Due to his death in February 1988, many of Ter-Ghevondyan's works were left unpublished. His monograph, Armenia in 6th to 8th Centuries, was published posthumously in 1996. He was the author of over 100 articles and a regular contributor to the Arab-related entries in the Soviet Armenian Encyclopedia (1974–1987) and wrote numerous chapters in the second and third volumes of the History of the Armenian People (vol. 2, 1984; vol. 3, 1976).

==Published works==
- Arabakan amirayutyunnere Bagratunyats Hayastanum. Yerevan: Armenian Academy of Sciences, 1965.

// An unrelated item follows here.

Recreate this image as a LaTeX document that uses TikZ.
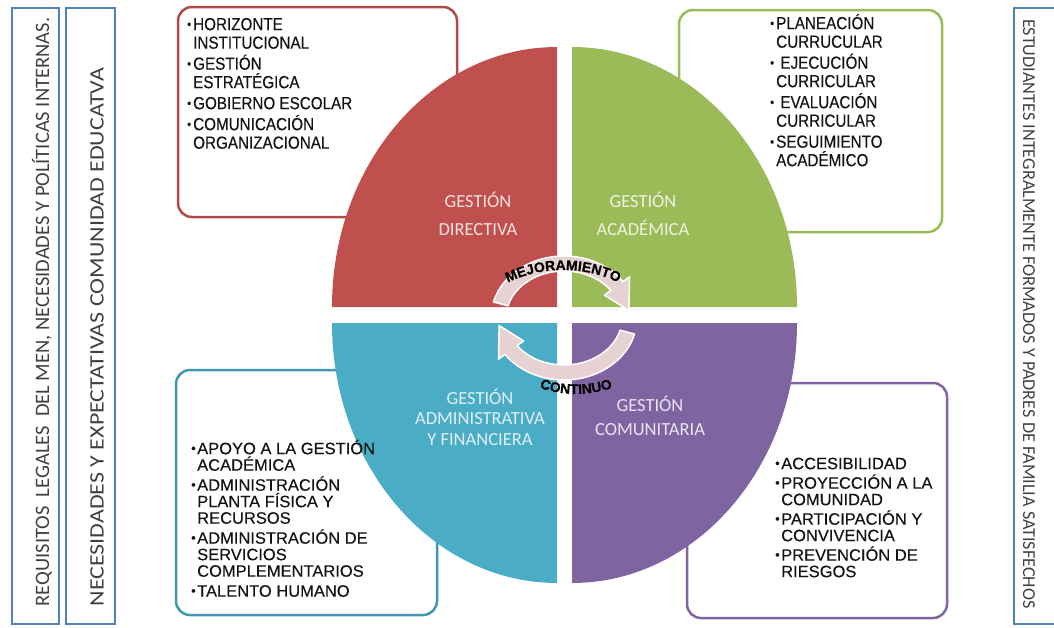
\documentclass[tikz,border=0pt]{standalone}
\usepackage{fontspec}
\setmainfont{Liberation Sans}[FakeBold=0.3]
\newfontfamily\condfont[FakeStretch=0.87,FakeBold=0.3]{Liberation Sans}
\newfontfamily\calfont{Carlito}
\usetikzlibrary{positioning,decorations.text}

\definecolor{dirred}{HTML}{C0504D}
\definecolor{acagreen}{HTML}{9BBB59}
\definecolor{admblue}{HTML}{4BACC6}
\definecolor{compurple}{HTML}{8064A2}
\definecolor{barblue}{HTML}{4F81BD}
\definecolor{cyclefill}{HTML}{E6D2D2}
\definecolor{bartext}{HTML}{404040}

\newcommand{\blt}{\raisebox{1.5pt}{\fontsize{13}{13}\selectfont\textbullet}}
\newcommand{\itm}{\makebox[6pt][l]{\blt}}
\newcommand{\cnt}{\hspace*{6pt}}
\newcommand{\topstrut}{\rule{0pt}{18pt}}

\begin{document}
\begin{tikzpicture}[
  x=1pt, y=-1pt,
  box/.style={rectangle, draw, rounded corners=14pt, line width=2.5pt, fill=white, outer sep=0pt},
  itemlist/.style={align=left, inner sep=0pt, text=black!92},
  toplist/.style={itemlist, font=\condfont\fontsize{17.5}{18.5}\selectfont},
  botlist/.style={itemlist, font=\fontsize{16.5}{16.5}\selectfont},
  quadlabel/.style={align=center, inner sep=0pt, font=\calfont\fontsize{18.5}{24}\selectfont},
  bar/.style={rectangle, draw=barblue, line width=2pt, outer sep=0pt},
  bartxt/.style={inner sep=0pt, text=bartext, font=\calfont\fontsize{20.5}{20.5}\selectfont},
  cyclearrow/.style={fill=cyclefill, draw=white, line width=1.5pt, line join=round},
  cycletxt/.style={decorate, decoration={text along path, text align=center, text={#1}}}
]
\path[use as bounding box] (0,0) rectangle (1054,627);
\clip (0,0) rectangle (1054,627);

% side bars
\node[bar, minimum width=47pt, minimum height=616pt] (reqbar) at (35.5,316) {};
\node[bar, minimum width=49pt, minimum height=616pt] (necbar) at (90.5,316) {};
\node[bar, minimum width=48pt, minimum height=616pt] (estbar) at (1038,316) {};
\node[bartxt, rotate=90] (reqtxt) at (42,312) {REQUISITOS\ \ LEGALES\ \ DEL MEN, NECESIDADES Y POLÍTICAS INTERNAS.};
\node[bartxt, rotate=90] (nectxt) at (97,337) {\scalebox{1.17}[1]{NECESIDADES Y EXPECTATIVAS COMUNIDAD EDUCATVA}};
\node[bartxt, rotate=-90, font=\calfont\fontsize{18.2}{18.2}\selectfont] (esttxt) at (1029,314) {ESTUDIANTES INTEGRALMENTE FORMADOS Y PADRES DE FAMILIA SATISFECHOS};

% boxes behind the circle
\node[box, draw=dirred!92!black, minimum width=279pt, minimum height=210pt] (dirbox) at (317.5,112) {};
\node[box, draw=acagreen, minimum width=263pt, minimum height=222pt] (acabox) at (810.5,121) {};
\node[box, draw=admblue!88!black, minimum width=261pt, minimum height=245pt] (admbox) at (306.5,492.5) {};
\node[box, draw=compurple, minimum width=260pt, minimum height=235pt] (combox) at (817,500.5) {};

% quadrants
\fill[dirred] (557,307) -- ++(-225,0) arc[start angle=180, end angle=270, x radius=225, y radius=260] -- cycle;
\fill[acagreen] (572,307) -- ++(0,-260) arc[start angle=270, end angle=360, x radius=225, y radius=260] -- cycle;
\fill[admblue] (557,323) -- ++(-225,0) arc[start angle=180, end angle=90, x radius=225, y radius=260] -- cycle;
\fill[compurple] (572,323) -- ++(225,0) arc[start angle=0, end angle=90, x radius=225, y radius=260] -- cycle;

\node[quadlabel, text=white!82!dirred, font=\calfont\fontsize{18.5}{28}\selectfont] (dirlbl) at (478,214) {GESTIÓN\\DIRECTIVA};
\node[quadlabel, text=white!82!acagreen, font=\calfont\fontsize{18.5}{28}\selectfont] (acalbl) at (643,214) {GESTIÓN\\ACADÉMICA};
\node[quadlabel, text=white!82!admblue, font=\calfont\fontsize{18.5}{20.5}\selectfont] (admlbl) at (480,417) {GESTIÓN\\ADMINISTRATIVA\\Y FINANCIERA};
\node[quadlabel, text=white!82!compurple] (comlbl) at (650,416) {GESTIÓN\\COMUNITARIA};

% improvement cycle
\begin{scope}[shift={(564,318)}]
\draw[cyclearrow] (-165:73 and 62) arc[start angle=-165, end angle=-36, x radius=73, y radius=62]
  -- (-36:81 and 70) -- (-8:65.5 and 54.5) -- (-36:50 and 39) -- (-36:58 and 47)
  arc[start angle=-36, end angle=-165, x radius=58, y radius=47] -- cycle;
\draw[cyclearrow] (15:73 and 62) arc[start angle=15, end angle=144, x radius=73, y radius=62]
  -- (144:81 and 70) -- (172:65.5 and 54.5) -- (144:50 and 39) -- (144:58 and 47)
  arc[start angle=144, end angle=15, x radius=58, y radius=47] -- cycle;
\path[cycletxt={|\bfseries\fontsize{14}{14}\selectfont|MEJORAMIENTO}]
  (-1,80) ++(-122:128) arc[start angle=-122, end angle=-58, radius=128];
\path[cycletxt={|\bfseries\fontsize{14}{14}\selectfont|CONTINUO}]
  (12,-36) ++(118:112) arc[start angle=118, end angle=62, radius=112];
\end{scope}

% item lists
\node[toplist, below right=5pt and 9pt of dirbox.north west] (dirlist) {\topstrut\itm HORIZONTE\\
\cnt INSTITUCIONAL\\[2.5pt]
\itm GESTIÓN\\
\cnt ESTRATÉGICA\\[2.5pt]
\itm GOBIERNO ESCOLAR\\[2.5pt]
\itm COMUNICACIÓN\\
\cnt ORGANIZACIONAL};

\node[toplist, below right=1pt and 91pt of acabox.north west] (acalist) {\topstrut\itm PLANEACIÓN\\
\cnt CURRUCULAR\\[2.5pt]
\itm\ EJECUCIÓN\\
\cnt CURRICULAR\\[2.5pt]
\itm\ EVALUACIÓN\\
\cnt CURRICULAR\\[2.5pt]
\itm SEGUIMIENTO\\
\cnt ACADÉMICO};

\node[botlist, below right=66pt and 15pt of admbox.north west] (admlist) {\topstrut\itm APOYO A LA GESTIÓN\\
\cnt ACADÉMICA\\[3.5pt]
\itm ADMINISTRACIÓN\\
\cnt PLANTA FÍSICA Y\\
\cnt RECURSOS\\[3.5pt]
\itm ADMINISTRACIÓN DE\\
\cnt SERVICIOS\\
\cnt COMPLEMENTARIOS\\[3.5pt]
\itm TALENTO HUMANO};

\node[botlist, below right=68pt and 88pt of combox.north west] (comlist) {\topstrut\itm ACCESIBILIDAD\\[3pt]
\itm PROYECCIÓN A LA\\
\cnt COMUNIDAD\\[3pt]
\itm PARTICIPACIÓN Y\\
\cnt CONVIVENCIA\\[3pt]
\itm PREVENCIÓN DE\\
\cnt RIESGOS};
\end{tikzpicture}
\end{document}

  - The Arab emirates in Bagratid Armenia translated from armenian and edited by Nina G. Garsoïan. Lisbon: Calouste Gulbenkian Foundation, 1976
- "Chronologie de la ville de Dvin (Duin) aux 9e et 11e siècles," Revue des Études Arméniennes (1965).
- "Le Prince d’Arménie à l’époque de la domination arabe," Revue des Études Arméniennes 3 (1966).
- "La survivance de la division administrative Kust-i-Kapkoh sous le califat." Revue des Études Arméniennes. N.S. 5, 1968.
- "Sasuni 749-752 tt. anhayt apstambutyune Khalifayutyan dem [The Obscure 749-752 Sasun Rebellion against the Caliphate] Patma-Banasirakan Handes 3 (1971).
- Armeniia i arabaskii khalifat [Armenia and the Arab Caliphate]. Yerevan: Armenian Academy of Sciences, 1977.
- L'Armenie et la conquete arabe," in Armenian Studies/Études Arméniennes in Memoriaum Haig Berbérian. Dickran Kouymjian (ed.) Lisbon: Calouste Gulbenkian Foundation, 1986.
- Hodvatsneri zhoghovatsu [Collected Articles], ed. Vahan Ter-Ghevondyan. Yerevan: Yerevan State University Press, 2003.
- "The Armenian Rebellion of 703 Against the Caliphate" in The Legacy of Jihad: Islamic Holy War and the Fate of Non-Muslims. Andrew G. Bostom (ed.) New York: Prometheus Books and Rowman & Littlefield, 2005.